Despite being a Holocaust survivor, he was determined to give his family a normal life, devoid of the suffering that he endured as a youth. He did not transfer his scars onto us, but he believed very strongly in educating the next generation about the horrors of the Holocaust so that the world would never forget. To that end, he was a board member of the Warsaw Ghetto Resistance Organization (WAGRO) and helped organize New York’s largest Holocaust commemorations for over 40 years. It was at that gathering in April of 2011 that the first of three significant events took place in the final year of his life.

At the commemoration, now organized by the American Gathering of Holocaust Survivors, our family was chosen to light the first of 6 candles to commemorate the Shoah. In the past, they had only allowed one family member to accompany the survivor, but now our entire family joined him on stage. Three generations stood together to show the fruits of his life in America, despite overwhelming odds. Shortly thereafter, he was called by a fellow survivor in Israel, who informed him of the discovery of the mass grave where members of both their families had been killed. Not feeling up to making a long trip, he sent his children and grandchildren in his stead. My brother and I, along with my son, participated in the ceremony along with the Israeli family, 150 Israeli students in Poland for March of the Living, and government officials and students from the village.

From left to right: a representative of the President of Poland, Steve Fox, The Lasting Memory Foundation founder Zbigniew Nizinski, and Rabbi Michael Schudrich, Chief Rabbi of Poland.

In essence, we attended the belated funeral for my father’s family – complete with speeches, Kaddish, and Kail Maale Rachamim, read by the chief Rabbi of Poland. At the end, 200 of us sang Hatikvah in this killing field, showing the Nazis that we have indeed been victorious. After 69 years, my father finally got closure from that terrible part of his life.
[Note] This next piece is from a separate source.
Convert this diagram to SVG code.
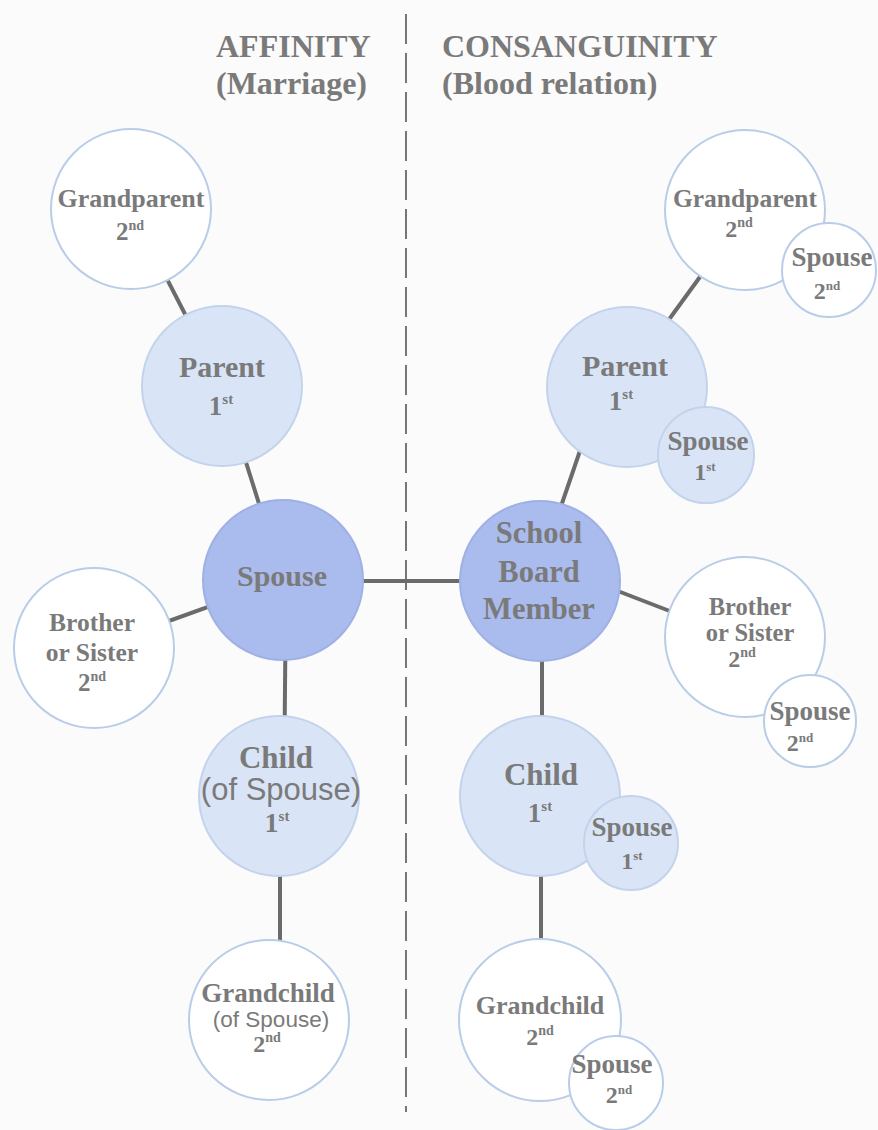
<svg xmlns="http://www.w3.org/2000/svg" width="878" height="1130" viewBox="0 0 878 1130">
<style>
.bg{fill:#fbfbfb}
.hdr{font-family:"Liberation Serif","Times New Roman",serif;font-weight:bold;font-size:32px;fill:#7a7a7a}
.t{font-family:"Liberation Serif","Times New Roman",serif;font-weight:bold;fill:#7a7a7a;text-anchor:middle}
.s{font-family:"Liberation Sans",Arial,sans-serif;fill:#7a7a7a;text-anchor:middle}
.w{fill:#ffffff;stroke:#b9cde8;stroke-width:2}
.l{fill:#d9e5f6;stroke:#c3d3ec;stroke-width:2}
.d{fill:#aabbee;stroke:#9fb1e4;stroke-width:2}
.c{stroke:#6b6b6b;stroke-width:4;fill:none}
.div{stroke:#555;stroke-width:1.6;stroke-dasharray:30 9;fill:none}
</style>
<rect class="bg" x="0" y="0" width="878" height="1130"/>
<line class="div" x1="406" y1="14" x2="406" y2="1112"/>
<g id="headers">
<text class="hdr" x="216" y="57">AFFINITY</text>
<text class="hdr" x="216" y="94">(Marriage)</text>
<text class="hdr" x="442" y="57">CONSANGUINITY</text>
<text class="hdr" x="442" y="94">(Blood relation)</text>
</g>
<g id="connectors">
<line class="c" x1="131" y1="209" x2="222" y2="386"/>
<line class="c" x1="222" y1="386" x2="283" y2="580"/>
<line class="c" x1="283" y1="580" x2="94" y2="648"/>
<line class="c" x1="283" y1="581" x2="540" y2="581"/>
<line class="c" x1="286" y1="580" x2="284" y2="796"/>
<line class="c" x1="280" y1="796" x2="280" y2="1020"/>
<line class="c" x1="558" y1="515" x2="582" y2="445"/>
<line class="c" x1="665" y1="325" x2="705" y2="270"/>
<line class="c" x1="610" y1="588" x2="680" y2="615"/>
<line class="c" x1="542" y1="581" x2="542" y2="796"/>
<line class="c" x1="541" y1="796" x2="541" y2="1020"/>
</g>
<g id="aff-grandparent">
<circle class="w" cx="131" cy="209" r="80"/>
<text class="t" x="131" y="207" font-size="26">Grandparent</text>
<text class="t" x="130" y="240" font-size="25">2<tspan font-size="14" dy="-10">nd</tspan></text>
</g>
<g id="aff-parent">
<circle class="l" cx="222" cy="386" r="80"/>
<text class="t" x="222" y="377" font-size="30">Parent</text>
<text class="t" x="221" y="415" font-size="27">1<tspan font-size="15" dy="-11">st</tspan></text>
</g>
<g id="aff-spouse">
<circle class="d" cx="283" cy="580" r="80"/>
<text class="t" x="282" y="586" font-size="30">Spouse</text>
</g>
<g id="aff-sibling">
<circle class="w" cx="94" cy="648" r="80"/>
<text class="t" x="92" y="631" font-size="25.5">Brother</text>
<text class="t" x="92" y="661" font-size="25.5">or Sister</text>
<text class="t" x="92" y="691" font-size="25">2<tspan font-size="14" dy="-10">nd</tspan></text>
</g>
<g id="aff-child">
<circle class="l" cx="279" cy="796" r="80"/>
<text class="t" x="276" y="768" font-size="31">Child</text>
<text class="s" x="281" y="800" font-size="31">(of Spouse)</text>
<text class="t" x="277" y="832" font-size="28">1<tspan font-size="15" dy="-11">st</tspan></text>
</g>
<g id="aff-grandchild">
<circle class="w" cx="269" cy="1020" r="80"/>
<text class="t" x="268" y="1002" font-size="27">Grandchild</text>
<text class="s" x="271" y="1027" font-size="22.5">(of Spouse)</text>
<text class="t" x="267" y="1052" font-size="24">2<tspan font-size="14" dy="-10">nd</tspan></text>
</g>
<g id="member">
<circle class="d" cx="540" cy="581" r="80"/>
<text class="t" x="539" y="543" font-size="30.5">School</text>
<text class="t" x="539" y="582" font-size="30.5">Board</text>
<text class="t" x="539" y="619" font-size="30.5">Member</text>
</g>
<g id="con-grandparent">
<circle class="w" cx="745" cy="210" r="80"/>
<text class="t" x="745" y="207" font-size="25.5">Grandparent</text>
<text class="t" x="739" y="237" font-size="24">2<tspan font-size="14" dy="-10">nd</tspan></text>
<circle class="w" cx="829" cy="270" r="47"/>
<text class="t" x="832" y="266" font-size="27">Spouse</text>
<text class="t" x="827" y="299" font-size="24">2<tspan font-size="13" dy="-9">nd</tspan></text>
</g>
<g id="con-parent">
<circle class="l" cx="627" cy="387" r="80"/>
<text class="t" x="625" y="376" font-size="30">Parent</text>
<text class="t" x="621" y="410" font-size="27">1<tspan font-size="15" dy="-11">st</tspan></text>
<circle class="l" cx="706" cy="455" r="48"/>
<text class="t" x="708" y="450" font-size="27">Spouse</text>
<text class="t" x="705" y="480" font-size="24">1<tspan font-size="13" dy="-9">st</tspan></text>
</g>
<g id="con-sibling">
<circle class="w" cx="745" cy="637" r="80"/>
<text class="t" x="750" y="615" font-size="24.5">Brother</text>
<text class="t" x="750" y="641" font-size="24.5">or Sister</text>
<text class="t" x="742" y="667" font-size="24">2<tspan font-size="14" dy="-10">nd</tspan></text>
<circle class="w" cx="810" cy="721" r="46"/>
<text class="t" x="810" y="720" font-size="27">Spouse</text>
<text class="t" x="800" y="751" font-size="24">2<tspan font-size="13" dy="-9">nd</tspan></text>
</g>
<g id="con-child">
<circle class="l" cx="540" cy="796" r="80"/>
<text class="t" x="541" y="785" font-size="31">Child</text>
<text class="t" x="540" y="822" font-size="27">1<tspan font-size="15" dy="-11">st</tspan></text>
<circle class="l" cx="631" cy="843" r="47"/>
<text class="t" x="632" y="836" font-size="27">Spouse</text>
<text class="t" x="632" y="869" font-size="24">1<tspan font-size="13" dy="-9">st</tspan></text>
</g>
<g id="con-grandchild">
<circle class="w" cx="540" cy="1020" r="81"/>
<text class="t" x="540" y="1014" font-size="26">Grandchild</text>
<text class="t" x="540" y="1045" font-size="24">2<tspan font-size="14" dy="-10">nd</tspan></text>
<circle class="w" cx="616" cy="1083" r="47"/>
<text class="t" x="612" y="1073" font-size="27">Spouse</text>
<text class="t" x="619" y="1103" font-size="24">2<tspan font-size="13" dy="-9">nd</tspan></text>
</g>
</svg>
In November, just 2 months before he died, he was one of 55 partisans honored at a dinner by the Jewish Partisan Educational Foundation. He was very excited to go and felt happy that partisans like him were being recognized for their courage and strength. At the dinner, he commented to actor Ed Asner, who read out the names of the partisans in attendance during the ceremony in their honor, that it wasn’t easy being a partisan – but it was the only way he could survive. At the end of the evening, when they sang the Partisan Hymn, he appeared to stand taller than his 5’7” frame would allow.

Joseph Fox with actor Ed Asner at JPEF's Partisan Tribute Dinner on November 7, 2011 in New York City.

To the outside world, my father was a proud survivor and a successful businessman. To us, he was a loving husband, father, and grandfather whose Chesed quietly extended to family and friends. He was successful, had a great sense of humor, and was a smart, well-rounded person. He was my mentor, my friend, my inspiration, and a role model for me and my children. May his memory be a blessing to all of us and may his heroism and compassion be an inspiration to all of Klal Yisrael.